Goal - Skip the pictures, please, and write out exactly the lines from the opening of the data through the line containing "import plotly.graph_objects as go".

Dataset excerpt -
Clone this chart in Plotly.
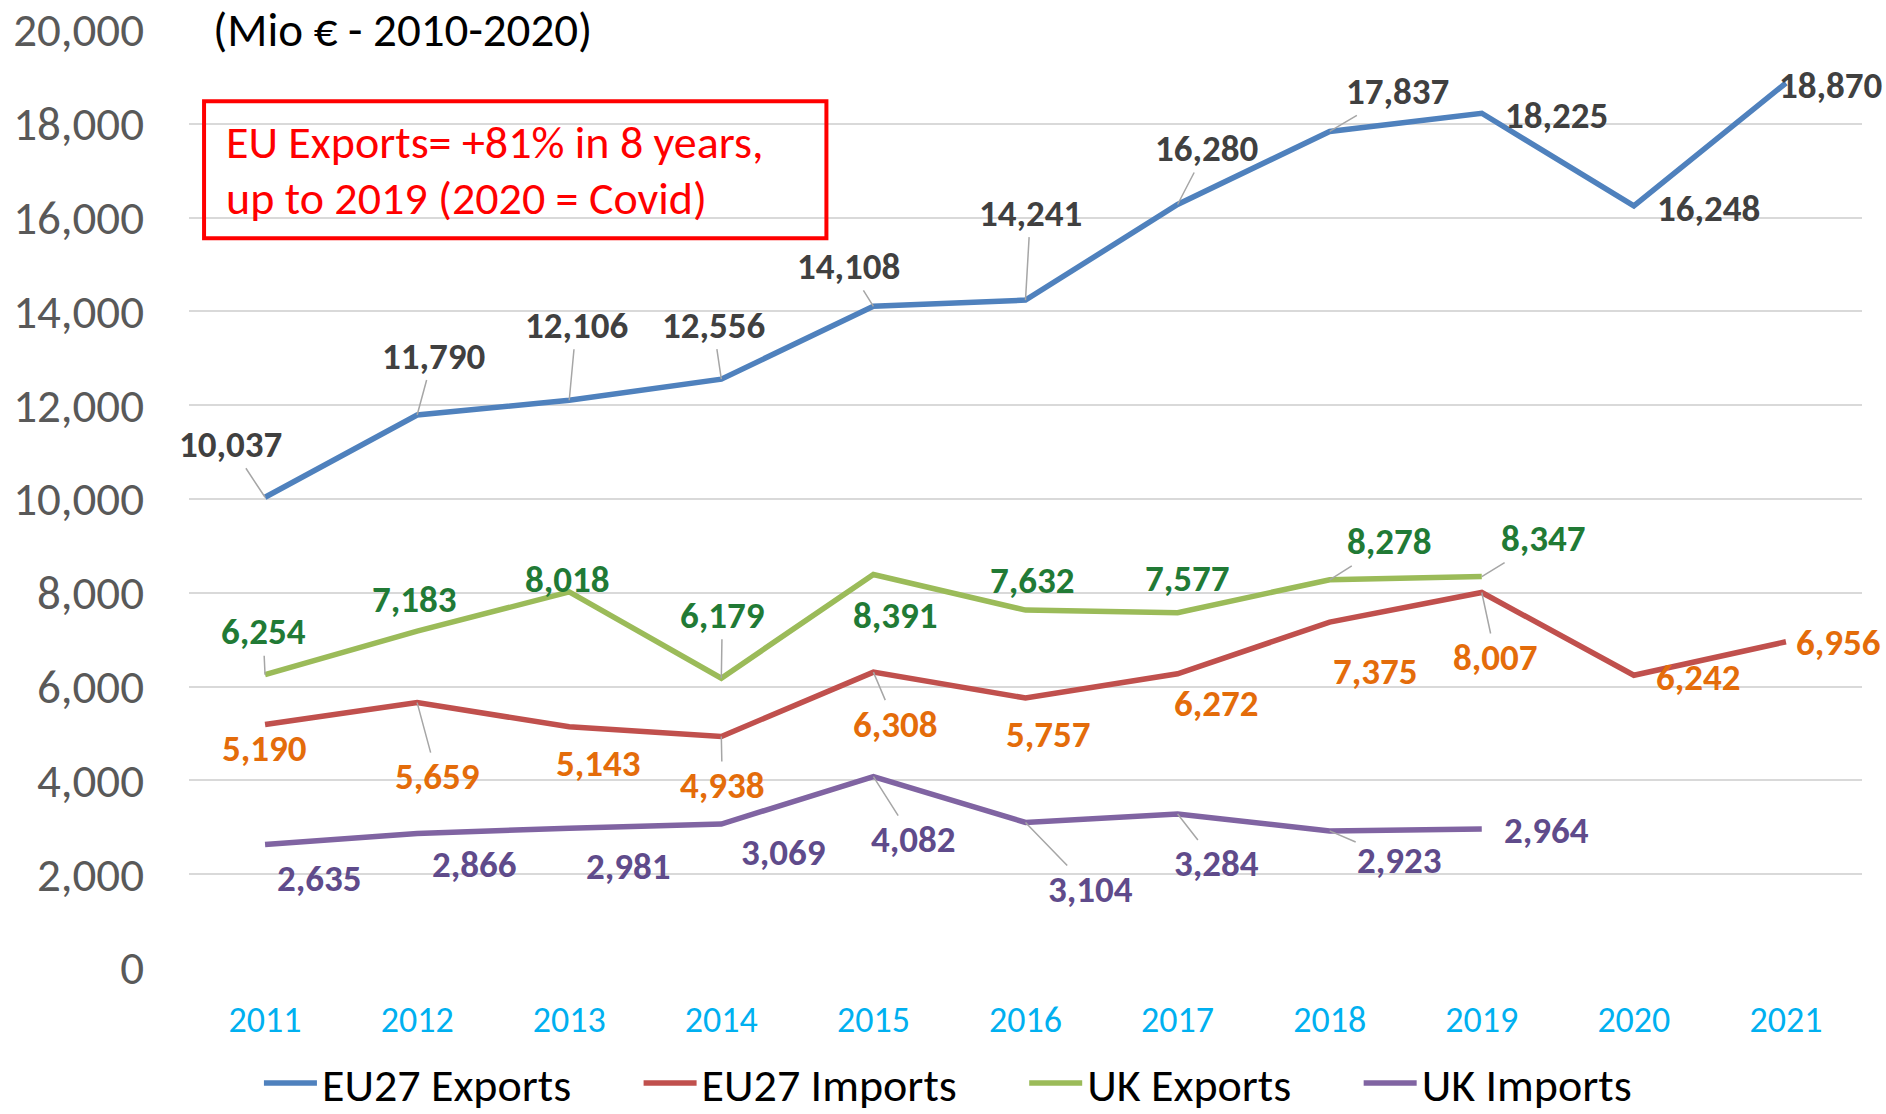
import plotly.graph_objects as go

# ---------------- data ----------------
years = [2011, 2012, 2013, 2014, 2015, 2016, 2017, 2018, 2019, 2020, 2021]
series_names = ["EU27 Exports", "EU27 Imports", "UK Exports", "UK Imports"]
eu27_exports = [10037, 11790, 12106, 12556, 14108, 14241, 16280, 17837, 18225, 16248, 18870]
eu27_imports = [5190, 5659, 5143, 4938, 6308, 5757, 6272, 7375, 8007, 6242, 6956]
uk_exports = [6254, 7183, 8018, 6179, 8391, 7632, 7577, 8278, 8347, None, None]
uk_imports = [2635, 2866, 2981, 3069, 4082, 3104, 3284, 2923, 2964, None, None]
y_ticks = [0, 2000, 4000, 6000, 8000, 10000, 12000, 14000, 16000, 18000, 20000]
unit_note = "(Mio € - 2010-2020)"
box_lines = ["EU Exports= +81% in 8 years,", "up to 2019 (2020 = Covid)"]

# ---------------- styles ----------------
FONT = "Carlito, Calibri, Lato, sans-serif"
line_colors = ["#4F81BD", "#C0504D", "#9BBB59", "#8064A2"]
label_colors = ["#404040", "#E46C0A", "#217A35", "#5F4B8B"]
LEADER = "#A6A6A6"

# label offsets in pixels (dx, dy with dy positive = down) and whether a leader line is drawn
label_offsets = [
    [(-35, -53), (16, -59), (7, -75), (-8, -54), (-25, -40), (5, -87), (29, -56), (68, -40), (75, 2), (75, 3), (45, 2)],
    [(-1, 24), (20, 74), (29, 37), (1, 49), (22, 52), (23, 36), (39, 30), (46, 49), (14, 65), (65, 2), (53, 1)],
    [(-2, -43), (-3, -32), (-2, -12), (1, -63), (22, 41), (7, -30), (10, -34), (60, -38), (62, -38), None, None],
    [(54, 34), (57, 31), (59, 38), (62, 28), (40, 63), (65, 67), (39, 50), (70, 30), (65, 2), None, None],
]
leaders = [
    [1, 1, 1, 1, 1, 1, 1, 1, 0, 0, 0],
    [0, 1, 0, 1, 1, 0, 0, 0, 1, 0, 0],
    [1, 0, 0, 1, 0, 0, 0, 1, 1, 0, 0],
    [0, 0, 0, 0, 1, 1, 1, 1, 0, 0, 0],
]

all_series = [eu27_exports, eu27_imports, uk_exports, uk_imports]
PAD = "\u00a0" * 6

fig = go.Figure()
for name, vals, col in zip(series_names, all_series, line_colors):
    fig.add_trace(go.Scatter(
        x=years, y=vals, name=name + PAD, mode="lines",
        line=dict(color=col, width=5.5), connectgaps=False,
    ))

annotations = []
for s, vals in enumerate(all_series):
    for i, (yr, v) in enumerate(zip(years, vals)):
        if v is None:
            continue
        dx, dy = label_offsets[s][i]
        annotations.append(dict(
            x=yr, y=v, xref="x", yref="y",
            text="<b>" + f"{v:,}" + "</b>",
            showarrow=True, arrowhead=0, arrowwidth=1.5, standoff=0,
            arrowcolor=LEADER if leaders[s][i] else "rgba(0,0,0,0)",
            ax=dx, ay=dy,
            font=dict(family=FONT, size=37, color=label_colors[s]),
        ))

# unit note on top gridline
annotations.append(dict(
    x=0.009, y=1.0, xref="paper", yref="paper", xanchor="left", yanchor="middle",
    text=unit_note, showarrow=False, bgcolor="white", borderpad=8,
    font=dict(family=FONT, size=47, color="#000000"),
))
# red box text
for txt, yy in zip(box_lines, [0.8806, 0.8209]):
    annotations.append(dict(
        x=0.021, y=yy, xref="paper", yref="paper", xanchor="left", yanchor="middle",
        text=txt, showarrow=False,
        font=dict(family=FONT, size=46, color="#FF0000"),
    ))

fig.update_layout(
    width=1886, height=1114,
    margin=dict(l=189, r=24, t=30, b=146, autoexpand=False),
    paper_bgcolor="white", plot_bgcolor="white",
    font=dict(family=FONT),
    showlegend=True,
    legend=dict(
        orientation="h", x=0.0418, xanchor="left", y=-0.1226, yanchor="middle",
        font=dict(family=FONT, size=46, color="#000000"),
        itemwidth=53, bgcolor="rgba(0,0,0,0)", tracegroupgap=0,
    ),
    xaxis=dict(
        range=[2010.5, 2021.5], tickmode="array", tickvals=years,
        ticktext=[str(y) for y in years],
        showgrid=False, zeroline=False, showline=False, ticks="",
        ticklabelstandoff=27, automargin=False,
        tickfont=dict(family=FONT, size=36, color="#00B0F0"),
    ),
    yaxis=dict(
        range=[0, 20000], tickmode="array", tickvals=y_ticks,
        ticktext=[f"{t:,}" for t in y_ticks],
        showgrid=True, gridcolor="#D9D9D9", gridwidth=2,
        zeroline=False, showline=False, ticks="",
        ticklabelstandoff=44, automargin=False,
        tickfont=dict(family=FONT, size=47, color="#595959"),
    ),
    annotations=annotations,
    shapes=[dict(
        type="rect", xref="paper", yref="paper",
        x0=0.009, x1=0.381, y0=0.778, y1=0.924,
        line=dict(color="#FF0000", width=4), fillcolor="rgba(0,0,0,0)", layer="above",
    )],
)

fig.write_html(
    "out.html",
    config={"displayModeBar": False},
    post_script="document.body.style.margin='0';document.body.style.overflow='hidden';",
)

Final result -
Clone this chart in Plotly.
import plotly.graph_objects as go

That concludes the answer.